The New Houston Rockets

The Rockets know they face a talent deficit in cobbling even an average defense from their revamped, James Harden-centric roster. No scheme will turn Harden, Ryan Anderson, and Eric Gordon into good defenders, or make Trevor Ariza a 25-year-old stopper again.

They are banking on the sort of happy chemistry that drives everyone to prepare a little harder, follow the game plan, and fight like hell for their teammates — the vibe that was missing last season, when tension between Harden and Dwight Howard poisoned the locker room.

“The biggest thing with defense is that our chemistry will be good,” Mike D’Antoni, the team’s new head coach, told ESPN.com — adding that he wants Houston to finish in the top 10 in points allowed per possession.

“This year, we have guys that trust each other,” Harden told ESPN.com. “We are not going to take possessions off.”

It is almost an article of faith that players give more on defense when they feel involved on offense — when they get to touch the ball, and do stuff with it. “We are going to be at our best when everyone touches it,” Ryan Anderson told ESPN.com, “and we really move the ball.” That creates a natural tension: the Rockets built a roster of finishers whose job boils down mostly to shooting when Harden passes to them.

D’Antoni knows that players occasionally crave more in exchange for their grunt work on defense — even if he hates to admit it. “There is something to the human nature of it,” D’Antoni said. “But I don’t want to believe it. Because when they feel their paycheck every two weeks, shouldn’t that make you play hard on both ends? Look: you have to be a star in your role. And here, your role is: when James gets the ball to you, shoot it, and then run back and play hard as heck.”

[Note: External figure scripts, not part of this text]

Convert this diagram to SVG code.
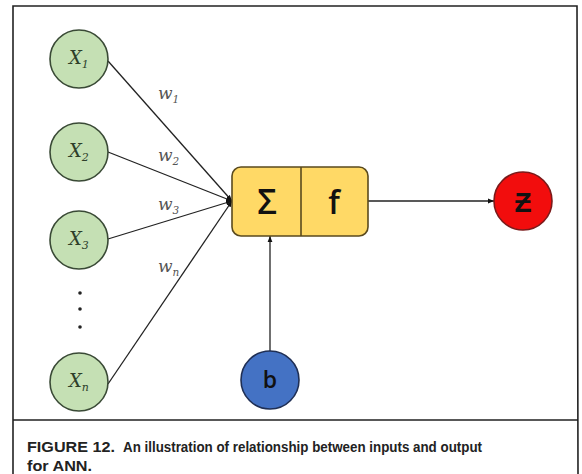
<svg xmlns="http://www.w3.org/2000/svg" width="582" height="474" viewBox="0 0 582 474">
<defs>
<style>
.frame{fill:none;stroke:#222;stroke-width:1.6}
.in{fill:#c5e0b4;stroke:#3a4a36;stroke-width:1.6}
.xl{font-family:"DejaVu Serif","Liberation Serif",serif;font-style:italic;font-size:18px;fill:#2e3f2a}
.sub{font-size:11px}
.wl{font-family:"DejaVu Serif","Liberation Serif",serif;font-style:italic;font-size:17px;fill:#555}
.wsub{font-size:10.5px}
.con{stroke:#222;stroke-width:1.3;fill:none}
.cap{font-family:"Liberation Sans",Arial,sans-serif;font-weight:bold;font-size:15.5px;fill:#222}
.big{font-family:"Open Sans","Liberation Sans",sans-serif;font-weight:600;fill:#111}
</style>
<marker id="ah" viewBox="0 0 10 10" refX="10" refY="5" markerWidth="6" markerHeight="6" orient="auto" markerUnits="userSpaceOnUse">
<path d="M0,1 L10,5 L0,9 z" fill="#111"/>
</marker>
</defs>
<rect width="582" height="474" fill="#fff"/>
<path class="frame" d="M13,474 L13,6 L577,6 L578,474 M13,420 L578,420"/>
<g id="connectors">
<line class="con" x1="108" y1="61" x2="232" y2="201" marker-end="url(#ah)"/>
<line class="con" x1="108" y1="152" x2="232" y2="201" marker-end="url(#ah)"/>
<line class="con" x1="108" y1="239" x2="232" y2="201" marker-end="url(#ah)"/>
<line class="con" x1="108" y1="384" x2="232" y2="201" marker-end="url(#ah)"/>
<line class="con" x1="368" y1="201" x2="494" y2="201" marker-end="url(#ah)"/>
<line class="con" x1="270" y1="351" x2="270" y2="236" marker-end="url(#ah)"/>
<text class="wl" x="158" y="99">w<tspan class="wsub" dy="4">1</tspan></text>
<text class="wl" x="158" y="161">w<tspan class="wsub" dy="4">2</tspan></text>
<text class="wl" x="158" y="210">w<tspan class="wsub" dy="4">3</tspan></text>
<text class="wl" x="158" y="272">w<tspan class="wsub" dy="4">n</tspan></text>
</g>
<g id="x1"><circle class="in" cx="79" cy="59" r="29"/><text class="xl" x="69" y="64">X<tspan class="sub" dy="4">1</tspan></text></g>
<g id="x2"><circle class="in" cx="79" cy="152" r="29"/><text class="xl" x="69" y="157">X<tspan class="sub" dy="4">2</tspan></text></g>
<g id="x3"><circle class="in" cx="79" cy="240" r="29"/><text class="xl" x="69" y="245">X<tspan class="sub" dy="4">3</tspan></text></g>
<g id="dots" fill="#222"><circle cx="80" cy="293" r="1.8"/><circle cx="80" cy="309" r="1.8"/><circle cx="80" cy="327" r="1.8"/></g>
<g id="xn"><circle class="in" cx="79" cy="382" r="29"/><text class="xl" x="69" y="387">X<tspan class="sub" dy="4">n</tspan></text></g>
<g id="sumf">
<rect x="232" y="167" width="136" height="69" rx="9" fill="#ffd966" stroke="#5a4a1e" stroke-width="1.6"/>
<line x1="301" y1="167" x2="301" y2="236" stroke="#5a4a1e" stroke-width="1.6"/>
<text class="big" x="267" y="214" font-size="34" text-anchor="middle">Σ</text>
<text class="big" x="334" y="214" font-size="32" text-anchor="middle">f</text>
</g>
<g id="z"><circle cx="523" cy="201" r="29" fill="#f20d0d" stroke="#7a1a1a" stroke-width="1.6"/><text class="big" x="523" y="212" font-size="28" text-anchor="middle" fill="#2a0a0a">Ƶ</text></g>
<g id="b"><circle cx="270" cy="380" r="29" fill="#4472c4" stroke="#1f2f55" stroke-width="1.6"/><text class="big" x="270" y="388" font-size="23" text-anchor="middle" fill="#1a2850">b</text></g>
<text class="cap" x="27" y="452" textLength="88" lengthAdjust="spacingAndGlyphs">FIGURE 12.</text>
<text class="cap" x="123" y="452" textLength="359" lengthAdjust="spacingAndGlyphs">An illustration of relationship between inputs and output</text>
<text class="cap" x="27" y="471" textLength="65" lengthAdjust="spacingAndGlyphs">for ANN.</text>
</svg>
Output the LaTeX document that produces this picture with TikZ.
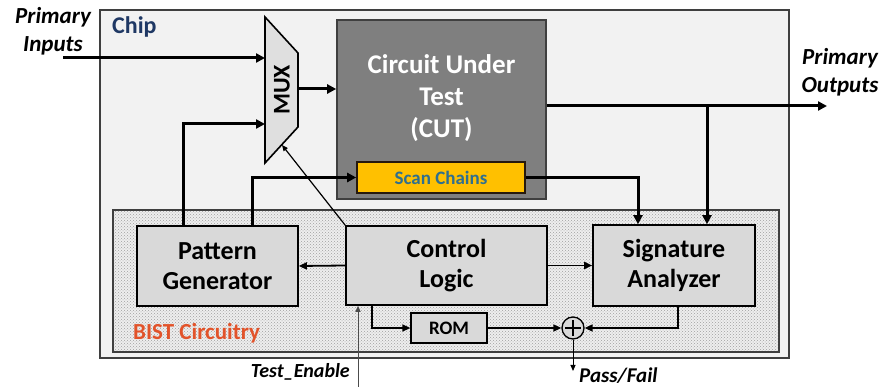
\documentclass[tikz,border=0pt]{standalone}
\usepackage{fontspec}
\setmainfont{Carlito}
\usetikzlibrary{arrows.meta,patterns}

\definecolor{chipbg}{HTML}{F2F2F2}
\definecolor{chipline}{HTML}{3F3F3F}
\definecolor{blkgray}{HTML}{D9D9D9}
\definecolor{cutgray}{HTML}{7F7F7F}
\definecolor{scanyel}{HTML}{FFC000}
\definecolor{scantext}{HTML}{2F6F8F}
\definecolor{chipblue}{HTML}{1F3864}
\definecolor{bistred}{HTML}{E2532A}
\definecolor{bistbg}{HTML}{EEEEEE}

\begin{document}
\begin{tikzpicture}[x=1pt,y=-1pt,
  blk/.style={draw=black, line width=1.6pt, fill=blkgray, inner sep=0pt, align=center,
    font=\fontsize{26}{30}\selectfont\bfseries},
  bus/.style={line width=3pt, -{Triangle[length=9pt,width=9pt]}},
  sig/.style={line width=1.8pt, -{Triangle[length=8pt,width=7pt]}},
  fine/.style={line width=1pt, -{Triangle[length=6pt,width=5pt]}},
  lbl/.style={inner sep=0pt, align=center, font=\fontsize{23}{28}\selectfont\bfseries\itshape}
]
\useasboundingbox (0,0) rectangle (884,387);

% chip outline and BIST area
\draw[chipline, line width=1.8pt, fill=chipbg] (100,10) rectangle (789,358);
\draw[chipline, line width=1.6pt, fill=bistbg] (113,210) rectangle (779,352);
\fill[pattern=crosshatch dots, pattern color=gray!75] (114,211) rectangle (778,351);
\node[anchor=west, inner sep=0pt, text=chipblue, font=\fontsize{24}{28}\selectfont\bfseries] (chiplbl) at (112,27) {Chip};
\node[anchor=west, inner sep=0pt, text=bistred, font=\fontsize{23}{28}\selectfont\bfseries] (bistlbl) at (133,333) {BIST Circuitry};

% multiplexer
\coordinate (muxA) at (265,17);
\coordinate (muxB) at (298,53);
\coordinate (muxC) at (298,127);
\coordinate (muxD) at (265,163);
\draw[line width=1.6pt, fill=blkgray!85!white] (muxA) -- (muxB) -- (muxC) -- (muxD) -- cycle;
\node[rotate=90, inner sep=0pt, font=\fontsize{24}{28}\selectfont\bfseries] (muxlbl) at (282,90) {MUX};
\coordinate (muxin1) at (265,58);
\coordinate (muxin2) at (265,124);
\coordinate (muxout) at (298,89);
\coordinate (muxsel) at (282,145);

% circuit under test
\node[blk, draw=chipline, fill=cutgray, minimum width=209pt, minimum height=179pt] (cut) at (441.5,109.5) {};
\node[inner sep=0pt, align=center, text=white, font=\fontsize{27}{32}\selectfont\bfseries] (cuttxt) at (441.5,98) {Circuit Under\\Test\\(CUT)};
\node[blk, draw=black!80!brown, fill=scanyel, text=scantext, minimum width=168pt, minimum height=31pt,
  font=\fontsize{19}{22}\selectfont\bfseries] (scan) at (441,177.5) {Scan Chains};

% BIST blocks
\node[blk, minimum width=161pt, minimum height=80pt] (pg) at (217.5,266) {Pattern\\Generator};
\node[blk, minimum width=201pt, minimum height=79pt] (ctrl) at (446.5,265.5) {Control\\Logic};
\node[blk, minimum width=162pt, minimum height=81pt] (sa) at (674,265.5) {Signature\\Analyzer};
\node[blk, line width=1.3pt, minimum width=76pt, minimum height=30pt,
  font=\fontsize{19}{22}\selectfont\bfseries] (rom) at (449,328) {ROM};
\node[draw=black, line width=1.3pt, fill=blkgray, circle, minimum size=22pt, inner sep=0pt,
  path picture={\draw[line width=1.6pt] ([xshift=-8pt]path picture bounding box.center) -- ([xshift=8pt]path picture bounding box.center)
    ([yshift=-8pt]path picture bounding box.center) -- ([yshift=8pt]path picture bounding box.center);}] (xor) at (573,328) {};

% external labels
\node[lbl] (pilbl) at (53,31) {Primary\\Inputs};
\node[lbl] (polbl) at (840,72) {Primary\\Outputs};
\node[anchor=east, inner sep=0pt, font=\fontsize{20}{24}\selectfont\bfseries\itshape] (telbl) at (350,372) {Test\_Enable};
\node[anchor=west, inner sep=0pt, font=\fontsize{21}{24}\selectfont\bfseries\itshape] (pflbl) at (579,376) {Pass/Fail};
\coordinate (pi) at (63,58);
\coordinate (po) at (827,106);
\coordinate (te) at (358,387);
\coordinate (pf) at (573,371);

% data paths
\draw[bus] (pi) -- (muxin1);
\draw[bus] (muxout) -- (muxout -| cut.west);
\draw[bus] ([xshift=-34.5pt]pg.north) |- (muxin2);
\draw[bus] ([xshift=34.5pt]pg.north) |- (scan.west);
\coordinate (saIn1) at ([xshift=-36pt]sa.north);
\coordinate (saIn2) at ([xshift=33pt]sa.north);
\draw[bus] (scan.east) -| (saIn1);
\draw[bus] ([yshift=3.5pt]cut.east) -- (po);
\draw[bus] (saIn2 |- po) -- (saIn2);

% control paths
\draw[sig] (ctrl.west) -- (pg.east);
\draw[sig] (ctrl.east) -- (sa.west);
\draw[fine, line width=1.2pt] (ctrl.north west) -- (muxsel);
\draw[fine, draw=black!70] (te) -- (te |- ctrl.south);
\draw[sig, line width=1.5pt] ([xshift=-74.5pt]ctrl.south) |- (rom.west);
\draw[sig, line width=1.5pt] (rom.east) -- (xor.west);
\draw[sig, line width=1.5pt] ([xshift=4pt]sa.south) |- (xor.east);
\draw[fine] (xor.south) -- (pf);
\end{tikzpicture}
\end{document}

That system is devastating, by the way — at least when Harden is on the floor. (If you look up Houston’s scoring numbers with Harden resting, your computer just laughs at you.) Harden is the most brilliant pick-and-roll orchestrator outside Cleveland, and the Rockets have surrounded him with the perfect supporting cast: a pick-and-pop bomber in Anderson, two bigs — Clint Capela and Nene — who love to screen and zip to the rim, and just enough shooting around the arc.